[Rows from a dataset of charts and code]
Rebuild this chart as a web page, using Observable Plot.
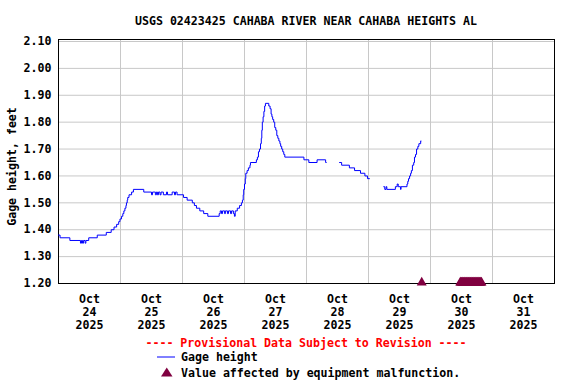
<!DOCTYPE html>
<html><head><meta charset="utf-8">
<script src="https://cdn.jsdelivr.net/npm/d3@7"></script>
<script src="https://cdn.jsdelivr.net/npm/@observablehq/plot@0.6"></script>
<style>
body{margin:0;background:#fff;}
#wrap{width:576px;height:384px;position:relative;font-family:"DejaVu Sans Mono",monospace;font-weight:bold;font-size:11.6px;color:#000;}
#title{position:absolute;left:58px;width:496px;top:14px;line-height:14px;text-align:center;white-space:pre;}
#chart{position:absolute;left:0;top:30px;}
.leg{position:absolute;line-height:14px;white-space:pre;}
</style></head><body>
<div id="wrap">
  <div id="title"></div>
  <div id="chart"></div>
  <div class="leg" id="prov" style="left:58px;width:496px;text-align:center;top:336px;color:#ff0000"></div>
  <svg style="position:absolute;left:157px;top:356px" width="18" height="2"><line x1="0" x2="18" y1="1" y2="1" stroke="#0000ff" stroke-width="1"/></svg>
  <div class="leg" id="leg1" style="left:181px;top:350px"></div>
  <svg style="position:absolute;left:161px;top:367px" width="12" height="10"><polygon points="0,9.5 11.5,9.5 5.75,0.5" fill="#800040"/></svg>
  <div class="leg" id="leg2" style="left:181px;top:366px"></div>
</div>
<script>
const titleText = "USGS 02423425 CAHABA RIVER NEAR CAHABA HEIGHTS AL";
const yLabel = "Gage height, feet";
const provisionalText = "---- Provisional Data Subject to Revision ----";
const seriesName = "Gage height";
const malfName = "Value affected by equipment malfunction.";

// hours since 2025-10-24 00:00
const gageHours = [
  0,0.6,4.4,8.5,8.9,9.3,9.7,10.3,10.6,11.7,15.0,18.5,20.4,21.5,22.5,23.3,23.8,24.4,24.9,25.3,
  25.7,26.1,26.3,26.6,26.8,27.3,28.3,29.0,33.0,36.0,36.4,37.5,37.9,38.3,38.7,39.3,39.7,40.6,41.8,42.2,
  44.0,44.9,45.3,45.9,48.4,49.8,51.8,52.6,53.4,54.7,56.2,57.8,62.2,62.6,63.1,63.5,64.3,64.6,65.4,65.8,
  66.6,67.0,67.7,68.1,68.4,69.2,70.1,70.8,71.2,71.5,71.7,72.0,72.3,72.5,73.0,73.5,74.1,74.3,76.6,77.0,
  77.4,77.8,78.2,78.5,78.7,78.9,79.2,79.5,79.8,80.1,81.4,81.9,82.3,82.6,82.9,83.3,83.7,84.1,84.5,84.9,
  85.3,85.7,86.0,86.4,86.8,87.2,87.6,95.0,96.9,100.1,103.4,103.7,106.0,
  108.8,109.6,112.6,114.6,116.9,118.6,119.6,120.4,122.0,
  125.9,126.3,126.8,127.1,130.4,131.1,131.5,132.4,132.6,134.9,135.2,135.5,135.9,136.3,136.6,137.0,
  137.5,137.8,138.2,138.6,139.1,139.5,140.2,140.4
];
const gageFeet = [
  1.38,1.37,1.36,1.35,1.36,1.35,1.36,1.35,1.36,1.37,1.38,1.39,1.40,1.41,1.42,1.43,1.44,1.45,1.46,1.47,
  1.48,1.49,1.50,1.51,1.52,1.53,1.54,1.55,1.54,1.53,1.54,1.53,1.54,1.53,1.54,1.53,1.54,1.53,1.54,1.53,
  1.54,1.53,1.54,1.53,1.52,1.51,1.50,1.49,1.48,1.47,1.46,1.45,1.46,1.47,1.46,1.47,1.46,1.47,1.46,1.47,
  1.46,1.47,1.46,1.45,1.47,1.48,1.49,1.50,1.51,1.53,1.55,1.57,1.59,1.61,1.62,1.63,1.64,1.65,1.66,1.67,
  1.69,1.70,1.72,1.74,1.77,1.80,1.82,1.84,1.86,1.87,1.86,1.85,1.83,1.82,1.81,1.80,1.78,1.77,1.75,1.74,
  1.73,1.72,1.71,1.70,1.69,1.68,1.67,1.66,1.65,1.66,1.65,1.65,null,
  1.65,1.64,1.63,1.62,1.61,1.60,1.59,1.59,null,
  1.56,1.55,1.56,1.55,1.56,1.57,1.56,1.55,1.56,1.57,1.58,1.59,1.60,1.61,1.62,1.64,
  1.65,1.67,1.68,1.70,1.71,1.72,1.73,1.73
];
// hours since 2025-10-24 00:00 of values flagged as equipment malfunction
const malfHours = [
  140.6,
  155.5,155.75,156.0,156.25,156.5,156.75,157.0,157.25,157.5,157.75,158.0,158.25,158.5,158.75,
  159.0,159.25,159.5,159.75,160.0,160.25,160.5,160.75,161.0,161.25,161.5,161.75,162.0,162.25,
  162.5,162.75,163.0,163.25,163.5,163.75
];
const dayMonth = ["Oct","Oct","Oct","Oct","Oct","Oct","Oct","Oct"];
const dayNumbers = ["24","25","26","27","28","29","30","31"];
const dayYears = ["2025","2025","2025","2025","2025","2025","2025","2025"];
const yTicks = [1.20,1.30,1.40,1.50,1.60,1.70,1.80,1.90,2.00,2.10];

const startMs = Date.UTC(2025, 9, 24);
const toDate = h => new Date(startMs + h * 3600e3);
const gage = gageHours.map((h, i) => ({t: toDate(h), v: gageFeet[i]}));
const malf = malfHours.map(h => ({t: toDate(h), v: 1.20}));
const noons = dayNumbers.map((d, i) => ({t: toDate(12 + 24 * i), label: dayMonth[i] + "\n" + d + "\n" + dayYears[i]}));
const xStart = toDate(0), xEnd = toDate(24 * dayNumbers.length);
const midnights = d3.utcDay.range(toDate(24), xEnd);

document.getElementById("title").textContent = titleText;
document.getElementById("prov").textContent = provisionalText;
document.getElementById("leg1").textContent = seriesName;
document.getElementById("leg2").textContent = malfName;

const chart = Plot.plot({
  width: 576,
  height: 306,
  marginLeft: 58,
  marginRight: 22,
  marginTop: 9,
  marginBottom: 53,
  style: {fontFamily: "DejaVu Sans Mono, monospace", fontWeight: "bold", fontSize: "11.6px", color: "#000", background: "transparent"},
  x: {type: "utc", domain: [xStart, xEnd], axis: null},
  y: {domain: [1.20, 2.10], insetTop: 2, axis: null},
  marks: [
    Plot.gridX(midnights, {stroke: "#c8c8c8", strokeOpacity: 1}),
    Plot.gridY(yTicks, {stroke: "#c8c8c8", strokeOpacity: 1}),
    Plot.frame({stroke: "#000"}),
    Plot.line(gage, {x: "t", y: "v", stroke: "#0000ff", strokeWidth: 1, curve: "step-after"}),
    Plot.dot(malf, {x: "t", y: "v", symbol: "triangle", r: 3.7, fill: "#800040", stroke: "none", dy: -1}),
    Plot.axisY(yTicks, {tickSize: 0, tickPadding: 7, tickFormat: d => d.toFixed(2), label: null, fontSize: 11.6}),
    Plot.text(noons, {x: "t", text: "label", frameAnchor: "bottom", lineAnchor: "top", dy: 10, lineHeight: 1.12, fontSize: 11.6}),
    Plot.text([yLabel], {frameAnchor: "left", textAnchor: "middle", rotate: -90, dx: -46, dy: 5, fontSize: 11.6})
  ]
});
document.getElementById("chart").appendChild(chart);
</script>
</body></html>
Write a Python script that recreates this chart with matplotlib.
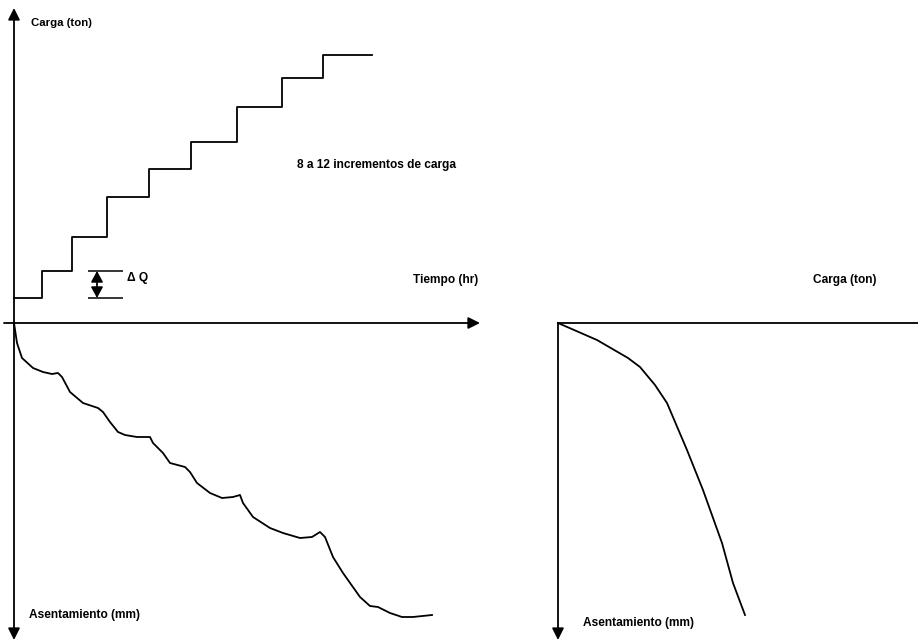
import numpy as np
import matplotlib.pyplot as plt

# Escalones de carga (tiempo en hr, carga en ton)
step_times = [0.0, 2.8, 5.8, 9.3, 13.5, 17.7, 22.3, 26.8, 30.9, 35.8]
step_loads = [2.5, 5.2, 8.6, 12.6, 15.4, 18.1, 21.6, 24.5, 26.8]

# Asentamiento vs tiempo
set_time = [0.0, 0.3, 0.8, 1.9, 2.9, 3.8, 4.4, 4.8, 5.6, 6.9, 8.4, 8.9, 9.6,
            10.4, 11.1, 12.3, 13.6, 13.9, 14.9, 15.6, 17.1, 17.6, 18.3, 19.6,
            20.8, 21.9, 22.6, 22.9, 23.9, 25.6, 26.9, 28.6, 29.8, 30.6, 31.1,
            31.9, 32.9, 34.6, 35.6, 36.4, 37.6, 38.8, 39.9, 41.8]
set_val = [0.0, 2.0, 3.5, 4.5, 4.9, 5.1, 5.0, 5.4, 6.9, 8.0, 8.5, 8.9, 9.9,
           10.9, 11.2, 11.4, 11.4, 12.0, 13.0, 14.0, 14.4, 14.9, 16.0, 17.0,
           17.5, 17.4, 17.2, 18.0, 19.4, 20.5, 21.0, 21.5, 21.4, 20.9, 21.4,
           23.4, 25.0, 27.4, 28.3, 28.4, 29.0, 29.4, 29.4, 29.2]

# Carga vs asentamiento
curve_load = [0.0, 3.9, 7.0, 8.2, 9.7, 10.9, 12.9, 14.5, 16.4, 17.5, 18.7]
curve_set = [0.0, 1.7, 3.5, 4.4, 6.2, 8.0, 12.7, 16.7, 22.0, 26.0, 29.2]

plt.rcParams['font.family'] = ['Liberation Sans', 'DejaVu Sans']

fig = plt.figure(figsize=(9.18, 6.43), dpi=100)
W, H = 918, 643
fs = 8.6

# left panel: 10 px per unit, origin at (14, 323)
ax = fig.add_axes([0, 0, 500 / W, 1])
ax.set_xlim(-1.4, 48.6)
ax.set_ylim(-32.0, 32.3)
ax.axis('off')

arrow = dict(arrowstyle='-|>,head_length=0.5,head_width=0.25', color='black',
             lw=1.3, mutation_scale=14, shrinkA=0, shrinkB=0)
ax.annotate('', xy=(0, 31.5), xytext=(0, 0), arrowprops=arrow)
ax.annotate('', xy=(0, -31.7), xytext=(0, 0), arrowprops=arrow)
ax.annotate('', xy=(46.6, 0), xytext=(-1.0, 0), arrowprops=arrow)

# staircase
sx, sy = [], []
for i, q in enumerate(step_loads):
    sx += [step_times[i], step_times[i + 1]]
    sy += [q, q]
ax.plot(sx, sy, color='black', lw=1.3)

# delta Q
dq_arrow = dict(arrowstyle='-|>,head_length=0.55,head_width=0.3',
                color='black', lw=1.2, mutation_scale=12, shrinkA=0, shrinkB=0)
ax.hlines([step_loads[0], step_loads[1]], 7.4, 10.9, color='black', lw=1.1)
ax.annotate('', xy=(8.3, step_loads[1]), xytext=(8.3, 3.85), arrowprops=dq_arrow)
ax.annotate('', xy=(8.3, step_loads[0]), xytext=(8.3, 3.85), arrowprops=dq_arrow)
ax.text(11.3, 4.5, 'Δ Q', fontsize=fs, fontweight='bold', va='center')

ax.plot(set_time, [-v for v in set_val], color='black', lw=1.3)

ax.text(1.7, 30.0, 'Carga (ton)', fontsize=8.2, fontweight='bold', va='center')
ax.text(28.3, 15.8, '8 a 12 incrementos de carga', fontsize=fs,
        fontweight='bold', va='center')
ax.text(39.9, 4.3, 'Tiempo (hr)', fontsize=fs, fontweight='bold', va='center')
ax.text(1.5, -29.2, 'Asentamiento (mm)', fontsize=fs, fontweight='bold',
        va='center')

# right panel: origin at (558, 323)
ax2 = fig.add_axes([520 / W, 0, 398 / W, 1])
ax2.set_xlim(-3.8, 36.0)
ax2.set_ylim(-32.0, 32.3)
ax2.axis('off')
ax2.annotate('', xy=(0, -31.7), xytext=(0, 0), arrowprops=arrow)
ax2.plot([0, 36.0], [0, 0], color='black', lw=1.3)
ax2.plot(curve_load, [-v for v in curve_set], color='black', lw=1.3)
ax2.text(25.5, 4.3, 'Carga (ton)', fontsize=fs, fontweight='bold', va='center')
ax2.text(2.5, -30.0, 'Asentamiento (mm)', fontsize=fs, fontweight='bold',
         va='center')

fig.savefig('out.png', dpi=100)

- Objective:
What's needed is an exact copy of the lines above from the one with "Write a Python" through the one with "step_loads = [2.5, 5.2, 8.6, 12.6, 15.4, 18.1, 21.6, 24.5, 26.8]", both included; the pictures stay out.

- Finished answer:
Write a Python script that recreates this chart with matplotlib.
import numpy as np
import matplotlib.pyplot as plt

# Escalones de carga (tiempo en hr, carga en ton)
step_times = [0.0, 2.8, 5.8, 9.3, 13.5, 17.7, 22.3, 26.8, 30.9, 35.8]
step_loads = [2.5, 5.2, 8.6, 12.6, 15.4, 18.1, 21.6, 24.5, 26.8]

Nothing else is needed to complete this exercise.